◆ GIVEN REQUEST: Reproduce the entire listing word for word.

** start SUPPLIED MATERIAL **

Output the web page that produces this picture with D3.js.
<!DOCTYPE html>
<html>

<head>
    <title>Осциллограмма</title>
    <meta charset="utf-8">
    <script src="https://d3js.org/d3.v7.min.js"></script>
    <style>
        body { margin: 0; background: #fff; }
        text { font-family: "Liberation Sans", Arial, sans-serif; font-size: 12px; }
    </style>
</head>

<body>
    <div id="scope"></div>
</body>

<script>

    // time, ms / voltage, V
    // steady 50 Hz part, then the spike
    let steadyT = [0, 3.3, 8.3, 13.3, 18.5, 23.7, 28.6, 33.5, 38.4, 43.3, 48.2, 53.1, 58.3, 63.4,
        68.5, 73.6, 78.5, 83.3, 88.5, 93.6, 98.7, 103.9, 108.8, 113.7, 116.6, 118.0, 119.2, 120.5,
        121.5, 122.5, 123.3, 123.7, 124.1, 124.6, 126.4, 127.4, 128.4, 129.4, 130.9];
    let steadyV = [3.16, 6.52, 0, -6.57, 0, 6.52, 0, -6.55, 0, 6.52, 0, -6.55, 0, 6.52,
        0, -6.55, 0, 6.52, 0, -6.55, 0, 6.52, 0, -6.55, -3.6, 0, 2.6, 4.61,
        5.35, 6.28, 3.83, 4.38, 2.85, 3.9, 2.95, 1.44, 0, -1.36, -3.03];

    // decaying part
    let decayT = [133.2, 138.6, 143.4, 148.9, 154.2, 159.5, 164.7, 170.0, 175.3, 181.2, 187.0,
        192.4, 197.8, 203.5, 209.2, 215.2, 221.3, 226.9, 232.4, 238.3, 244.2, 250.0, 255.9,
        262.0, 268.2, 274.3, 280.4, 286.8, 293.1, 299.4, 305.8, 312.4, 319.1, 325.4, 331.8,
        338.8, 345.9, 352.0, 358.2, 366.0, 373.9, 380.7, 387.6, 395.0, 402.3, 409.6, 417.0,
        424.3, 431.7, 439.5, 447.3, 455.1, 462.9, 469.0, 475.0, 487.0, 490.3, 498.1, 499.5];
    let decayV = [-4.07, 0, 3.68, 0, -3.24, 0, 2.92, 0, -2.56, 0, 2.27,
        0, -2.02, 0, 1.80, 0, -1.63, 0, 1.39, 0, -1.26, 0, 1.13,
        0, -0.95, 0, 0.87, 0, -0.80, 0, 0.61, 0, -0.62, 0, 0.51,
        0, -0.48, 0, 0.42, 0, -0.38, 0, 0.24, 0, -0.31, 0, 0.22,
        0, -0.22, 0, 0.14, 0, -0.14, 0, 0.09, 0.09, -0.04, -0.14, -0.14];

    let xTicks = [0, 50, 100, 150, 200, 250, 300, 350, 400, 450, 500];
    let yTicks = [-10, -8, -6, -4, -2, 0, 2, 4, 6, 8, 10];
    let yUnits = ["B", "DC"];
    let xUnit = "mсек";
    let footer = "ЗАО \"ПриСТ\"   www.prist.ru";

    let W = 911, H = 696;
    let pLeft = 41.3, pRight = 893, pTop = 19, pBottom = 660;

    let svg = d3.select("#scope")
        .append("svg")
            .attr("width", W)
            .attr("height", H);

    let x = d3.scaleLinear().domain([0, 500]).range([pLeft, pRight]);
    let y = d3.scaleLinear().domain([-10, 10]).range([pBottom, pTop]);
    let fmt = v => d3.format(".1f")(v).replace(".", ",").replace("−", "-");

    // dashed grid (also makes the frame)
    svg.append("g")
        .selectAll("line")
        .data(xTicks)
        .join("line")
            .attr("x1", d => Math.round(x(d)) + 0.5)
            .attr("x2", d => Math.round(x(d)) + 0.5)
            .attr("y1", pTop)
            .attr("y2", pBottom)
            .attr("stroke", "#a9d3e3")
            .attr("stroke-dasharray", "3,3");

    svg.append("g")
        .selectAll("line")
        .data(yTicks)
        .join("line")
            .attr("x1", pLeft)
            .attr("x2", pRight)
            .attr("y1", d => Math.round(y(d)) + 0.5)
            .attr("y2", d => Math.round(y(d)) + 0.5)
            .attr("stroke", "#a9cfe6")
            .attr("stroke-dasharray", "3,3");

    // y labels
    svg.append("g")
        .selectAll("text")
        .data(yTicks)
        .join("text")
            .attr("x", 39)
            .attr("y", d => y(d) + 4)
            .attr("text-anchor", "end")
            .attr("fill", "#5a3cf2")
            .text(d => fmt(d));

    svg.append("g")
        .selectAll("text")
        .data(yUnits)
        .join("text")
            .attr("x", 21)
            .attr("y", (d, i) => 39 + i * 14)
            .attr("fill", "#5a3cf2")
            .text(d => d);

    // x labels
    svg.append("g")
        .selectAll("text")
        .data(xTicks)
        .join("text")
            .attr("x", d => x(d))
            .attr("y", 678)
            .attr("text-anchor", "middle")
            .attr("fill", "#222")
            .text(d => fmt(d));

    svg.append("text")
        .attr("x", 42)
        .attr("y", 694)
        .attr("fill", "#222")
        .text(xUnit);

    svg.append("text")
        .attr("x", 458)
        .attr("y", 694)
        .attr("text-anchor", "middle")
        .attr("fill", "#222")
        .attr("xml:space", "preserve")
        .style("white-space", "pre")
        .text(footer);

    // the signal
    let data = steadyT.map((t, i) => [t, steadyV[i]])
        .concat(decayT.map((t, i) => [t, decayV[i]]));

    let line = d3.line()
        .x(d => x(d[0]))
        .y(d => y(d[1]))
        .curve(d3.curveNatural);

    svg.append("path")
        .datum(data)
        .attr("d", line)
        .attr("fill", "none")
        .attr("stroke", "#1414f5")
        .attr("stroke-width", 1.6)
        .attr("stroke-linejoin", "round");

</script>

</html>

** end SUPPLIED MATERIAL **

◆ SOLUTION TO THIS TASK:
Output the web page that produces this picture with D3.js.
<!DOCTYPE html>
<html>

<head>
    <title>Осциллограмма</title>
    <meta charset="utf-8">
    <script src="https://d3js.org/d3.v7.min.js"></script>
    <style>
        body { margin: 0; background: #fff; }
        text { font-family: "Liberation Sans", Arial, sans-serif; font-size: 12px; }
    </style>
</head>

<body>
    <div id="scope"></div>
</body>

<script>

    // time, ms / voltage, V
    // steady 50 Hz part, then the spike
    let steadyT = [0, 3.3, 8.3, 13.3, 18.5, 23.7, 28.6, 33.5, 38.4, 43.3, 48.2, 53.1, 58.3, 63.4,
        68.5, 73.6, 78.5, 83.3, 88.5, 93.6, 98.7, 103.9, 108.8, 113.7, 116.6, 118.0, 119.2, 120.5,
        121.5, 122.5, 123.3, 123.7, 124.1, 124.6, 126.4, 127.4, 128.4, 129.4, 130.9];
    let steadyV = [3.16, 6.52, 0, -6.57, 0, 6.52, 0, -6.55, 0, 6.52, 0, -6.55, 0, 6.52,
        0, -6.55, 0, 6.52, 0, -6.55, 0, 6.52, 0, -6.55, -3.6, 0, 2.6, 4.61,
        5.35, 6.28, 3.83, 4.38, 2.85, 3.9, 2.95, 1.44, 0, -1.36, -3.03];

    // decaying part
    let decayT = [133.2, 138.6, 143.4, 148.9, 154.2, 159.5, 164.7, 170.0, 175.3, 181.2, 187.0,
        192.4, 197.8, 203.5, 209.2, 215.2, 221.3, 226.9, 232.4, 238.3, 244.2, 250.0, 255.9,
        262.0, 268.2, 274.3, 280.4, 286.8, 293.1, 299.4, 305.8, 312.4, 319.1, 325.4, 331.8,
        338.8, 345.9, 352.0, 358.2, 366.0, 373.9, 380.7, 387.6, 395.0, 402.3, 409.6, 417.0,
        424.3, 431.7, 439.5, 447.3, 455.1, 462.9, 469.0, 475.0, 487.0, 490.3, 498.1, 499.5];
    let decayV = [-4.07, 0, 3.68, 0, -3.24, 0, 2.92, 0, -2.56, 0, 2.27,
        0, -2.02, 0, 1.80, 0, -1.63, 0, 1.39, 0, -1.26, 0, 1.13,
        0, -0.95, 0, 0.87, 0, -0.80, 0, 0.61, 0, -0.62, 0, 0.51,
        0, -0.48, 0, 0.42, 0, -0.38, 0, 0.24, 0, -0.31, 0, 0.22,
        0, -0.22, 0, 0.14, 0, -0.14, 0, 0.09, 0.09, -0.04, -0.14, -0.14];

    let xTicks = [0, 50, 100, 150, 200, 250, 300, 350, 400, 450, 500];
    let yTicks = [-10, -8, -6, -4, -2, 0, 2, 4, 6, 8, 10];
    let yUnits = ["B", "DC"];
    let xUnit = "mсек";
    let footer = "ЗАО \"ПриСТ\"   www.prist.ru";

    let W = 911, H = 696;
    let pLeft = 41.3, pRight = 893, pTop = 19, pBottom = 660;

    let svg = d3.select("#scope")
        .append("svg")
            .attr("width", W)
            .attr("height", H);

    let x = d3.scaleLinear().domain([0, 500]).range([pLeft, pRight]);
    let y = d3.scaleLinear().domain([-10, 10]).range([pBottom, pTop]);
    let fmt = v => d3.format(".1f")(v).replace(".", ",").replace("−", "-");

    // dashed grid (also makes the frame)
    svg.append("g")
        .selectAll("line")
        .data(xTicks)
        .join("line")
            .attr("x1", d => Math.round(x(d)) + 0.5)
            .attr("x2", d => Math.round(x(d)) + 0.5)
            .attr("y1", pTop)
            .attr("y2", pBottom)
            .attr("stroke", "#a9d3e3")
            .attr("stroke-dasharray", "3,3");

    svg.append("g")
        .selectAll("line")
        .data(yTicks)
        .join("line")
            .attr("x1", pLeft)
            .attr("x2", pRight)
            .attr("y1", d => Math.round(y(d)) + 0.5)
            .attr("y2", d => Math.round(y(d)) + 0.5)
            .attr("stroke", "#a9cfe6")
            .attr("stroke-dasharray", "3,3");

    // y labels
    svg.append("g")
        .selectAll("text")
        .data(yTicks)
        .join("text")
            .attr("x", 39)
            .attr("y", d => y(d) + 4)
            .attr("text-anchor", "end")
            .attr("fill", "#5a3cf2")
            .text(d => fmt(d));

    svg.append("g")
        .selectAll("text")
        .data(yUnits)
        .join("text")
            .attr("x", 21)
            .attr("y", (d, i) => 39 + i * 14)
            .attr("fill", "#5a3cf2")
            .text(d => d);

    // x labels
    svg.append("g")
        .selectAll("text")
        .data(xTicks)
        .join("text")
            .attr("x", d => x(d))
            .attr("y", 678)
            .attr("text-anchor", "middle")
            .attr("fill", "#222")
            .text(d => fmt(d));

    svg.append("text")
        .attr("x", 42)
        .attr("y", 694)
        .attr("fill", "#222")
        .text(xUnit);

    svg.append("text")
        .attr("x", 458)
        .attr("y", 694)
        .attr("text-anchor", "middle")
        .attr("fill", "#222")
        .attr("xml:space", "preserve")
        .style("white-space", "pre")
        .text(footer);

    // the signal
    let data = steadyT.map((t, i) => [t, steadyV[i]])
        .concat(decayT.map((t, i) => [t, decayV[i]]));

    let line = d3.line()
        .x(d => x(d[0]))
        .y(d => y(d[1]))
        .curve(d3.curveNatural);

    svg.append("path")
        .datum(data)
        .attr("d", line)
        .attr("fill", "none")
        .attr("stroke", "#1414f5")
        .attr("stroke-width", 1.6)
        .attr("stroke-linejoin", "round");

</script>

</html>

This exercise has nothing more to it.